Vahakn Dadrian benefited greatly from Guerguerian’s work, Akçam said, and in addition, in 1974 Dadrian went to Jerusalem to himself copy some materials. Dadrian, and later Akçam, used these items extensively. Now, a professional team has also transcribed around 800 pages of the Ottoman materials Guerguerian collected. Akçam said that while some transcriptions would be placed online, he would reserve others to allow his students to use and publish before others.

Akçam said that in the past, when Dadrian or Akçam quoted the Ottoman court martial indictments, Turkish and other denialists would counter by demanding the originals, which they did not have. At the same time, they would point to official Ottoman documents created during the process of the Genocide deliberately as part of an effort of fake “fact” creation.

Akçam, like many other scholars, referred to the seminal work of Michel-Rolph Trouillot to describe this process of denialism. The Ottomans and then Turkish nationalists destroyed or hid materials in their own possession, created their own sources, and then wrote their own narrative and history.

The documents from Jerusalem copied by Guerguerian allow countering this. Akçam gave the example of telegrams from Bahaettin Shakir and Mahmut Kamil cited in the main court martial indictment and published on May 5, 1919. The former was sent from Erzerum, where Shakir was, to Sabit Bey, governor of Elazig (Kharpert), in July 1915, and asked, “Are the Armenians dispatched from there being liquidated?”

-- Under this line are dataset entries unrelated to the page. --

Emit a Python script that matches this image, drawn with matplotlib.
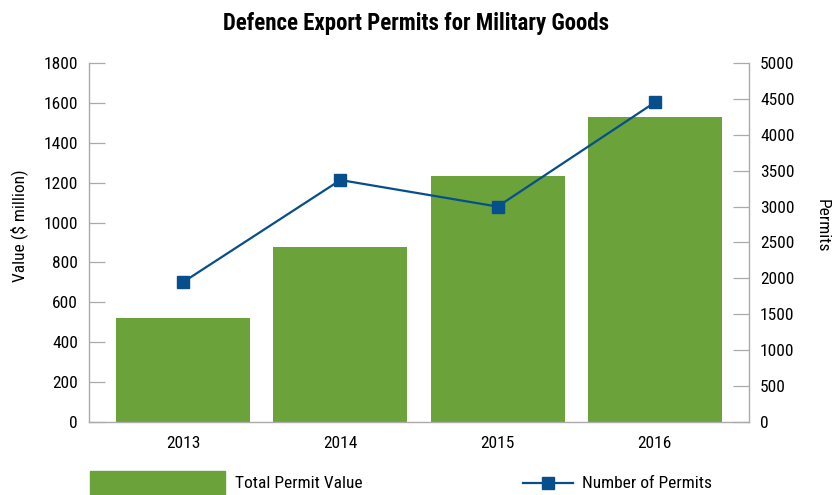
import numpy as np
import matplotlib.pyplot as plt
from matplotlib.patches import Rectangle
from matplotlib.lines import Line2D

plt.rcParams["font.family"] = ["Roboto Condensed", "DejaVu Sans"]

# %% Data
years = ["2013", "2014", "2015", "2016"]
permit_value = [520, 875, 1235, 1530]      # $ million
permit_count = [1950, 3370, 3000, 4450]    # number of permits

green = "#6ba33a"
blue = "#064f8c"
grey = "#aaaaaa"
fs = 12.5

fig = plt.figure(figsize=(8.33, 4.95), dpi=100)
ax = fig.add_axes([89 / 833, 73 / 495, 660 / 833, 359 / 495])
ax2 = ax.twinx()

x = np.arange(len(years))
ax.bar(x, permit_value, width=0.853, color=green, zorder=2)
ax2.plot(x, permit_count, color=blue, lw=1.6, marker="s", ms=9, zorder=3)

ax.set_xlim(-0.6, 3.6)
ax.set_ylim(0, 1800)
ax.set_yticks(np.arange(0, 1801, 200))
ax2.set_ylim(0, 5000)
ax2.set_yticks(np.arange(0, 5001, 500))
ax.set_xticks(x)
ax.set_xticklabels(years)

# Trục, vạch chia
for a in (ax, ax2):
    a.spines["top"].set_visible(False)
    for s in ("left", "right", "bottom"):
        a.spines[s].set_color(grey)
        a.spines[s].set_linewidth(1.0)
ax.spines["right"].set_visible(False)
ax2.spines["left"].set_visible(False)
ax2.spines["bottom"].set_visible(False)

ax.tick_params(axis="y", direction="in", length=11.5, width=0.9, color=grey,
               labelsize=fs, pad=8)
ax.tick_params(axis="x", length=0, labelsize=fs, pad=10)
ax2.tick_params(axis="y", direction="in", length=11.5, width=0.9, color=grey,
                labelsize=fs, pad=8)

# Nhãn trục
fig.text(19 / 833, 1 - 226 / 495, "Value ($ million)", fontsize=fs,
         rotation=90, ha="center", va="center")
fig.text(822 / 833, 1 - 226 / 495, "Permits", fontsize=fs,
         rotation=270, ha="center", va="center")

fig.suptitle("Defence Export Permits for Military Goods", fontsize=16.5,
             fontweight="bold", x=0.5, y=0.975)

# Chú thích (legend) thủ công
fig.add_artist(Rectangle((90 / 833, 0), 135 / 833, 24 / 495,
                         transform=fig.transFigure, color=green))
fig.text(235 / 833, 11 / 495, "Total Permit Value", fontsize=fs, va="center")
fig.add_artist(Line2D([523 / 833, 548 / 833, 573 / 833], [12 / 495] * 3,
                      transform=fig.transFigure, color=blue, lw=1.6,
                      marker="s", ms=9, markevery=[1]))
fig.text(582 / 833, 11 / 495, "Number of Permits", fontsize=fs, va="center")

plt.savefig("out.png", dpi=100)
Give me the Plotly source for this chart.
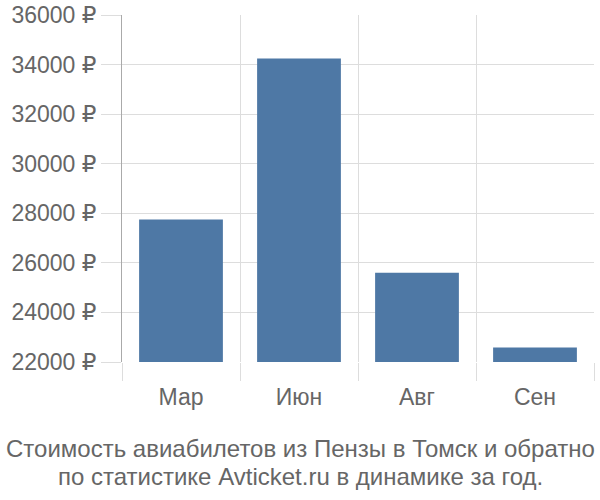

The Shakir telegram had been quoted at the time in the New York Times. The rediscovery of Guerguerian’s copy has become Akçam’s “smoking gun” of his lecture title because it is now very hard, he said, to dispute its validity. The Ottoman letterhead on Guerguerian’s copy indicates its authenticity, Akçam explained, along with the four-digit codes used for cipher telegrams, which correspond with those used in other documents in the Ottoman archives today.

In fact, some of the telegrams in the Guerguerian archive are also available in the Ottoman state archive. Akçam discovered 50 such telegrams, which again shows the authenticity of the Guerguerian collection. Furthermore, telegrams on the same topic confirm one another, and question and response telegrams have been found.

Aside from court proceedings, including testimonies and interrogations, cipher telegrams sent by the Ottoman Interior Ministry or army commanders, and telegrams from the provinces to the Interior Ministry, there are also the materials of the Ottoman investigatory commission sent to Anatolia in autumn of 1915.

Guerguerian’s collection is leading to many publications decades after his death. Akçam used Guerguerian’s microfilms of Naim Bey’s telegrams from the Nubarian Library in Paris and the latter’s handwritten memoirs to prepare a book on Naim Bey which has been published in Turkish, and soon will appear in English translation.